## Problem description
Write out again, word for word, the lines below from the line that holds "Clone this chart in matplotlib." through the line that holds "plt.rcParams['font.family'] = ['Noto", omitting pictures.

## Extracted information
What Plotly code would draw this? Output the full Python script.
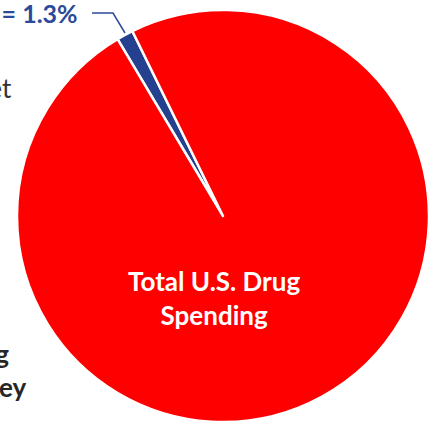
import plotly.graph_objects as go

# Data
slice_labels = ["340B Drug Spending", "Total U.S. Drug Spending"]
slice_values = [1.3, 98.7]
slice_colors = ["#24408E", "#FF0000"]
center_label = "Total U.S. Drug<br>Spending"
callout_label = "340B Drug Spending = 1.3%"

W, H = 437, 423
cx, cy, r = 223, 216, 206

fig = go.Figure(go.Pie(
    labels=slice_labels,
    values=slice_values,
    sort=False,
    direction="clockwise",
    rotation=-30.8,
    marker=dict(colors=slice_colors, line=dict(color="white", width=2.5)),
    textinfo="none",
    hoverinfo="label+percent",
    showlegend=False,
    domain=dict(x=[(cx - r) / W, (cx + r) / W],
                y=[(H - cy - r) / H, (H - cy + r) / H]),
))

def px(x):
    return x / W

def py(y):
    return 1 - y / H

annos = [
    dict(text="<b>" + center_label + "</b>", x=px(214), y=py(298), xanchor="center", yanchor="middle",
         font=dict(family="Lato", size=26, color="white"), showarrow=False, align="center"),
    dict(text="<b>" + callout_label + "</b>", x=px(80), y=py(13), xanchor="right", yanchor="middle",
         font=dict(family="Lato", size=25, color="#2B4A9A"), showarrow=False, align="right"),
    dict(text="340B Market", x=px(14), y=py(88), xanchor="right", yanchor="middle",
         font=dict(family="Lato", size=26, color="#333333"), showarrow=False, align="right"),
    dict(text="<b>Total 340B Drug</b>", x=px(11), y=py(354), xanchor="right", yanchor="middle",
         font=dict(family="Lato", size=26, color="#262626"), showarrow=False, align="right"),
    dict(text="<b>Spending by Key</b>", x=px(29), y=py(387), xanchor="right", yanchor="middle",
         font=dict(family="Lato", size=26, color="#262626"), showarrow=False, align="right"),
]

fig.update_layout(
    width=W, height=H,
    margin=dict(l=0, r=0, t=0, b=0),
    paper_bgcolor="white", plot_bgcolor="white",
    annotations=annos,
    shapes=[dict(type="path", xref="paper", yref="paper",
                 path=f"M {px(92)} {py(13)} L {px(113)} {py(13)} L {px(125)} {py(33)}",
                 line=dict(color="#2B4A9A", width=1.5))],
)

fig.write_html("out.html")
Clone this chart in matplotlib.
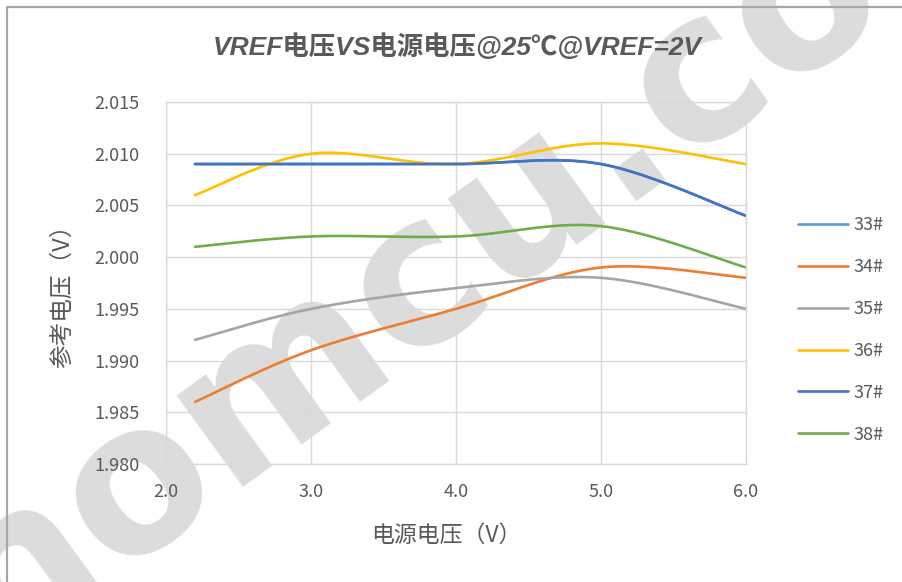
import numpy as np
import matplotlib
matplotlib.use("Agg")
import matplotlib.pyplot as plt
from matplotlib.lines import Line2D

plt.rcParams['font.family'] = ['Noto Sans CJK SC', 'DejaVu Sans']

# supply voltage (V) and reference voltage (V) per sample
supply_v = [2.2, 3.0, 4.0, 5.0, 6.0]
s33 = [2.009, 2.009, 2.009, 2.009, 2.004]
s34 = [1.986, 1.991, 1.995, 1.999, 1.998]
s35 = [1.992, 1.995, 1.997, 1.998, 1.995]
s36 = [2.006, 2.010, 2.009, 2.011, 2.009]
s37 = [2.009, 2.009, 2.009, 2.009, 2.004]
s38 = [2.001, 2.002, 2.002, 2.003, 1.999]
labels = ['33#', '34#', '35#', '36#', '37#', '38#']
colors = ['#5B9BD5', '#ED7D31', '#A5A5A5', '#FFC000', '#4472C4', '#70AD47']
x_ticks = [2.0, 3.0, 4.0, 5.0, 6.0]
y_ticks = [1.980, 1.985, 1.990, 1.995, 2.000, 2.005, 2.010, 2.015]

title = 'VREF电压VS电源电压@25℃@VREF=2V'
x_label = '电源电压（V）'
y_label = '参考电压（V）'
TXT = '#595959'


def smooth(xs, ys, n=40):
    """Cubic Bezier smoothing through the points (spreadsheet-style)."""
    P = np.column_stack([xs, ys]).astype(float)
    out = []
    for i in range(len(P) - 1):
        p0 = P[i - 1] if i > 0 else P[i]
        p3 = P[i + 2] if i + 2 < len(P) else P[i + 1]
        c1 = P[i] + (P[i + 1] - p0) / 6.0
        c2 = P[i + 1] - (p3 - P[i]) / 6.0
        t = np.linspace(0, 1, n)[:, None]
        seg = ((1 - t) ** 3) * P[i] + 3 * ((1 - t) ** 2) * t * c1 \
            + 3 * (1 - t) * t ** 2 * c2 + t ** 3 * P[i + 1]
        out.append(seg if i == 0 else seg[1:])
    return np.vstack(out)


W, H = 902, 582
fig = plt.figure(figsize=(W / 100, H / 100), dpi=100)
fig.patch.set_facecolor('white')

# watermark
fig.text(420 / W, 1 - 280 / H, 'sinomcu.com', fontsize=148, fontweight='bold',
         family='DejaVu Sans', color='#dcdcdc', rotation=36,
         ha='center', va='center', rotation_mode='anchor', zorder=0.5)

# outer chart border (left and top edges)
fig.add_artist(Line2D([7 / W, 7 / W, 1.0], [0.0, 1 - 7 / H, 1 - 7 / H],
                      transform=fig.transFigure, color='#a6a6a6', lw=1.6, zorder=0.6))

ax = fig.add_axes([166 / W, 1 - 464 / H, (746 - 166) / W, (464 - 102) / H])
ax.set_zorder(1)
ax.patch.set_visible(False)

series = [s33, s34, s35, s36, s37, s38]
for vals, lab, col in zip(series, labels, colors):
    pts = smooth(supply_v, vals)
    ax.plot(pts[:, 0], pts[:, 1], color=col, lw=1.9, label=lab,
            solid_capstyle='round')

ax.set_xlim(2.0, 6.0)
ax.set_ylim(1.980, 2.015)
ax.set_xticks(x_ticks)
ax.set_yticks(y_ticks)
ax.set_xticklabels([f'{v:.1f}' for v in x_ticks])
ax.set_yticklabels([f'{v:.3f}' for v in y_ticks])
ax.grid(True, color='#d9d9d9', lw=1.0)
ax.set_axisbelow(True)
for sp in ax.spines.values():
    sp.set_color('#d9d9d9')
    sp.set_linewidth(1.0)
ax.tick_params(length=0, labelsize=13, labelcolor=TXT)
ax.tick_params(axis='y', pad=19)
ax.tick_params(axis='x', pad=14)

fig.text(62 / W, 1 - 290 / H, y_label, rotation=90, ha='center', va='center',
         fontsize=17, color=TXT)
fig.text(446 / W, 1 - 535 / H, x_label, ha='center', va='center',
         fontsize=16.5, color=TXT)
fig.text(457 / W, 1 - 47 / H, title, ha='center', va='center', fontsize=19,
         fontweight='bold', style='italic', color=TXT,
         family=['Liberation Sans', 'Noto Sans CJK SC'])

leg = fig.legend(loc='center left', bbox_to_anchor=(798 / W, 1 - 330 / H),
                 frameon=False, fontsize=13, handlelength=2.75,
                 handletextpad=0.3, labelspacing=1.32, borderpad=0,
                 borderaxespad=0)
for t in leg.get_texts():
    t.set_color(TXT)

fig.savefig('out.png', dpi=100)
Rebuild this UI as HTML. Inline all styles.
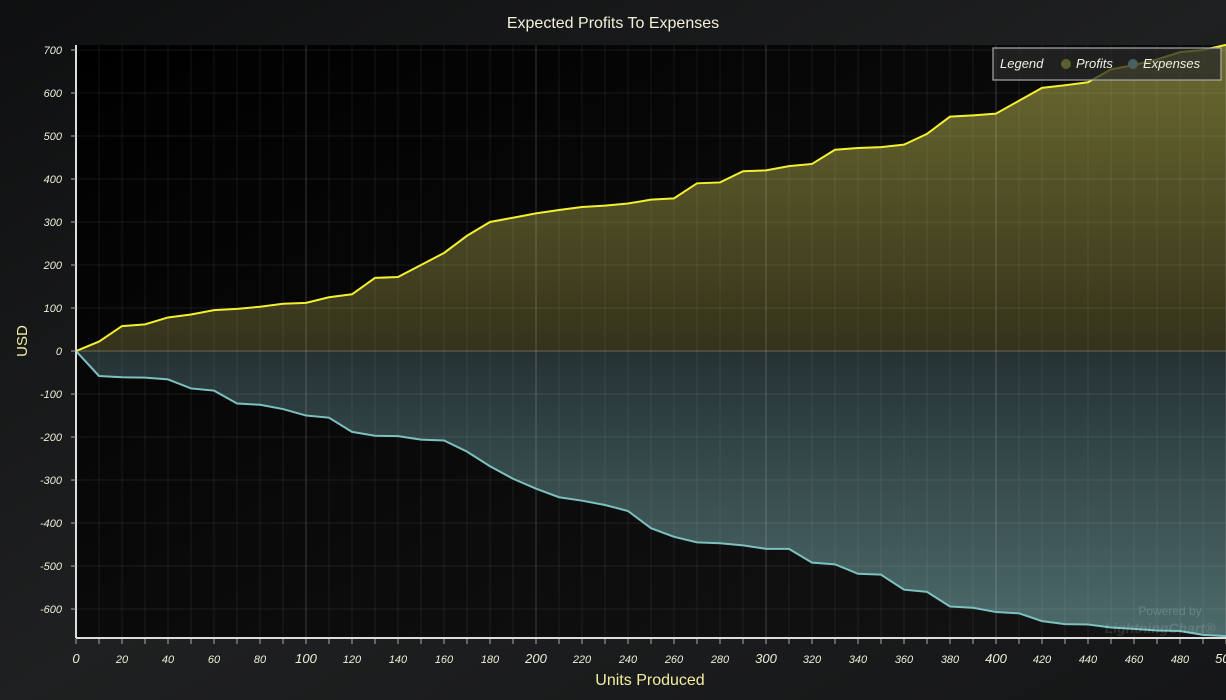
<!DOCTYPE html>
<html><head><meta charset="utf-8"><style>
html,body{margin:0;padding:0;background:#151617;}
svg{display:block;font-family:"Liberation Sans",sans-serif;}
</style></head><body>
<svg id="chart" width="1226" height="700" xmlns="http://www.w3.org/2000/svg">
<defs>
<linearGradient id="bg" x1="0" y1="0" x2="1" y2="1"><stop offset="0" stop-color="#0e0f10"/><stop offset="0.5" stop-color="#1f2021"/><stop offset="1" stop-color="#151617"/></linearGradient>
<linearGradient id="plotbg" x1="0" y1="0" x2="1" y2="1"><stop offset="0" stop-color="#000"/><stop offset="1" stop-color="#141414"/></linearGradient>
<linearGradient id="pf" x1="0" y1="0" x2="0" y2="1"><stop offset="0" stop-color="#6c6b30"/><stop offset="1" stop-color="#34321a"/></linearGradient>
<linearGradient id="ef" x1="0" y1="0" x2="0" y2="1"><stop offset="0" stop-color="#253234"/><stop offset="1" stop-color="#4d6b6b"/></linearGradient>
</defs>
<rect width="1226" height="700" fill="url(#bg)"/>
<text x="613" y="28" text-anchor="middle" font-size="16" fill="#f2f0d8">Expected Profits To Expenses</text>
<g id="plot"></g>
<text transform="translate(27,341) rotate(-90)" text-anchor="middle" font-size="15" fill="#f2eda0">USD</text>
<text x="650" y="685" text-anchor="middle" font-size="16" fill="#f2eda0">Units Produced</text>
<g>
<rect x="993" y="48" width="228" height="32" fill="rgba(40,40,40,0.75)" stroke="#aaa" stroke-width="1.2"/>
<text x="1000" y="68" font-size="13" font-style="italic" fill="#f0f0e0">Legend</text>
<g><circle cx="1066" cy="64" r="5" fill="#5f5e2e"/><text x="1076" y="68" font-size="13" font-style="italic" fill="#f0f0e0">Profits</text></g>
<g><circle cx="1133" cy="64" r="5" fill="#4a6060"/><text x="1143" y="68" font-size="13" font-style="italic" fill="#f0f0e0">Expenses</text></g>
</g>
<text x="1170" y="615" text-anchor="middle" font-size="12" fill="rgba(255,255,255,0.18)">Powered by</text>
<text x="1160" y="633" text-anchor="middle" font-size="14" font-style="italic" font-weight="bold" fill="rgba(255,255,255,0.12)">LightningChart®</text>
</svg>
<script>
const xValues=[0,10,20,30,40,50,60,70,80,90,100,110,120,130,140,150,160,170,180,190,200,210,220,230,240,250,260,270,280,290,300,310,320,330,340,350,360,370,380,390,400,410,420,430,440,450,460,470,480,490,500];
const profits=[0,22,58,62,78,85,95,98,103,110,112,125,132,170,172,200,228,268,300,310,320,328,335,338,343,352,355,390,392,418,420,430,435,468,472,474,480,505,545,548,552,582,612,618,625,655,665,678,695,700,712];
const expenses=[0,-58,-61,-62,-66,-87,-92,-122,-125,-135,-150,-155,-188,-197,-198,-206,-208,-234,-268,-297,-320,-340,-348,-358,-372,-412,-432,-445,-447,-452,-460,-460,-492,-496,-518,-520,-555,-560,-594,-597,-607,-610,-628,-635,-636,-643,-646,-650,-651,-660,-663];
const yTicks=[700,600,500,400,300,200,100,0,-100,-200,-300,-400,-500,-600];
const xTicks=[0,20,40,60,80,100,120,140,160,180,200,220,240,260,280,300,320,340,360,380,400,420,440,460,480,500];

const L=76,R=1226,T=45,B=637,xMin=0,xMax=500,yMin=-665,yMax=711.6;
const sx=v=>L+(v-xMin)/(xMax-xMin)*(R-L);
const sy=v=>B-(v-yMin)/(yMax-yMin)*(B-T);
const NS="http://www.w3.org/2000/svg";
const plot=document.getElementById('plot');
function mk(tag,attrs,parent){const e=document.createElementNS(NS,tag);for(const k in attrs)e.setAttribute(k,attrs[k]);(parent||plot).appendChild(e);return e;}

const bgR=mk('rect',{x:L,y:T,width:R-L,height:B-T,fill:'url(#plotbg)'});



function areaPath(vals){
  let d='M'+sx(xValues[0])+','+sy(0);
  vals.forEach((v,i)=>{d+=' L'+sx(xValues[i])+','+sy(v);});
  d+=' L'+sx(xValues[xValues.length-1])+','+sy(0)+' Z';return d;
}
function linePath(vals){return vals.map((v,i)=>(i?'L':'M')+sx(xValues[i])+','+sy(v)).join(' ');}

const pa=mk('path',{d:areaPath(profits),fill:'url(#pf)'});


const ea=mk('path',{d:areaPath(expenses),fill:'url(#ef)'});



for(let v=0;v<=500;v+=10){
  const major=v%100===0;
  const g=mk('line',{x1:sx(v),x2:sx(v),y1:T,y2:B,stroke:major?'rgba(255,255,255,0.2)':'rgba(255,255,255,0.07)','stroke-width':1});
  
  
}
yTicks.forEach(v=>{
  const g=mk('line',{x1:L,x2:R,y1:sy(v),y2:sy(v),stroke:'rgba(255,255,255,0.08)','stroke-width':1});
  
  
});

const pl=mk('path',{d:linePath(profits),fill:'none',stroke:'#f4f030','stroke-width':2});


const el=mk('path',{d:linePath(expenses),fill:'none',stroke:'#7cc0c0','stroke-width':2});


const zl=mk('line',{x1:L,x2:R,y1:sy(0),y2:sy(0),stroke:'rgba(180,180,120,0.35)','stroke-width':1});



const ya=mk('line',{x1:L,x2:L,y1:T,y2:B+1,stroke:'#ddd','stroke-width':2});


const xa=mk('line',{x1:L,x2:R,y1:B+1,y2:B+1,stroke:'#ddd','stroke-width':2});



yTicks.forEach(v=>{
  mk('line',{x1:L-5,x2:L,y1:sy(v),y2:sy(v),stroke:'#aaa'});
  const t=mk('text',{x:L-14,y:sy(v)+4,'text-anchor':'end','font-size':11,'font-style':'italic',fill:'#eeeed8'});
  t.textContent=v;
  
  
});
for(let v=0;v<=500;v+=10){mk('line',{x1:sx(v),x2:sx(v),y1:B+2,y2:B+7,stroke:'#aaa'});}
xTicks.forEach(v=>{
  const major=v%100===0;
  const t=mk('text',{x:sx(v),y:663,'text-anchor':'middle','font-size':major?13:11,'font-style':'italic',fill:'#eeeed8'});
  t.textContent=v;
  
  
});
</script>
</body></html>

## Task output
Clone this chart in matplotlib.
import numpy as np
import matplotlib
matplotlib.use("Agg")
import matplotlib.pyplot as plt
from matplotlib.lines import Line2D

plt.rcParams['font.family'] = ['Noto Sans CJK SC', 'DejaVu Sans']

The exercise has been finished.